Pour la préparation de l’offensive de Koursk, Volodymyr Zelensky a volontairement décidé de maintenir ses soutiens dans le noir.

  • Lundi 19 août, le président ukrainien a déclaré que les pays fournissant une assistance militaire à Kiev se seraient opposés au franchissement d’une « ligne rouge » que constitue le lancement d’une attaque sur le territoire russe.
  • Des sources militaires ukrainiennes avaient préalablement laissé entendre que l’absence de communication visait à limiter les « risques de fuite » suite à deux précédentes opérations qui auraient été « sapées par l’Occident »2.
  • Interrogée sur une quelconque implication américaine, la porte-parole de la Maison-Blanche avait affirmé dès le mardi 13 août que Washington n’avait « rien à voir » avec l’opération ukrainienne3.

Plus de deux semaines après le lancement de l’opération, Kiev contrôle plus de 1 100 km². Si le rythme de progression ralentit, le commandement ukrainien renforce ses flancs et consolide les gains afin de créer une « zone tampon » qui contribuerait à protéger le territoire ukrainien.

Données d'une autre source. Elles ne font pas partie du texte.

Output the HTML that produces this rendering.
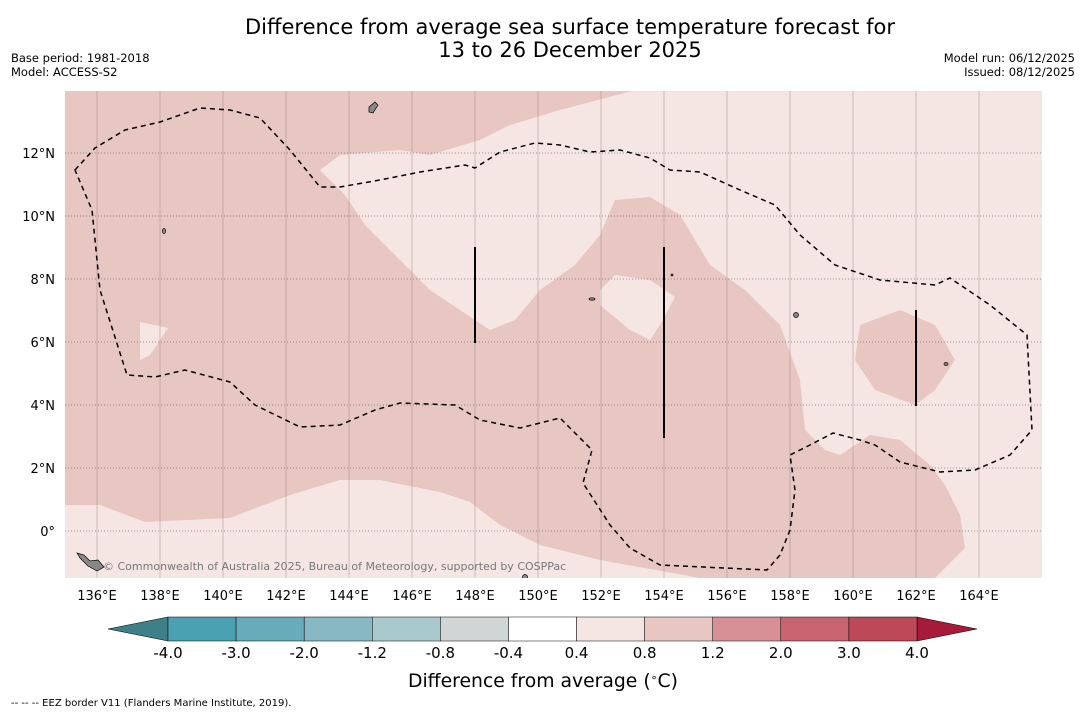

Zelensky a présenté l’opération comme étant largement réussie, listant quatre principaux accomplissements4 :

  • la capture d’un grand nombre de prisonniers russes, renforçant la position de Kiev et contribuant de manière significative à la libération des Ukrainiens en captivité ;
  • la libération de la zone frontalière russe en face de la région de Soumy ;
  • la mise en valeur de l’efficacité des actions préventives de l’Ukraine comme un moyen de défense, en mettant en avant les limites du réseau défensif frontalier russe — qui n’avait pas été mis à l’épreuve depuis la Seconde Guerre mondiale.
  • Enfin, Zelensky a souligné un changement majeur : « le concept naïf et illusoire des soi-disant lignes rouges concernant la Russie, qui a dominé l’évaluation de la guerre par certains partenaires, s’est effondré ces jours-ci quelque part près de Soudja ».

En affichant des résultats clairs et rapides, Kiev a effectivement mis ses soutiens occidentaux devant un fait accompli qui peut avoir contribué à dissiper certaines lignes rouges relatives aux attaques sur le territoire russe.

L’absence de communication avec ses soutiens militaires en amont de l’offensive de Koursk risque toutefois de nuire à la confiance des gouvernements occidentaux envers Kiev. Quelques jours après le lancement de l’opération, de nouvelles sources pointaient du doigt la complicité directe du gouvernement ukrainien dans le sabotage du gazoduc Nord Stream 2 en septembre 20225. Berlin a notamment émis un mandat d’arrêt contre un plongeur ukrainien, alors que Kiev nie en bloc toute implication.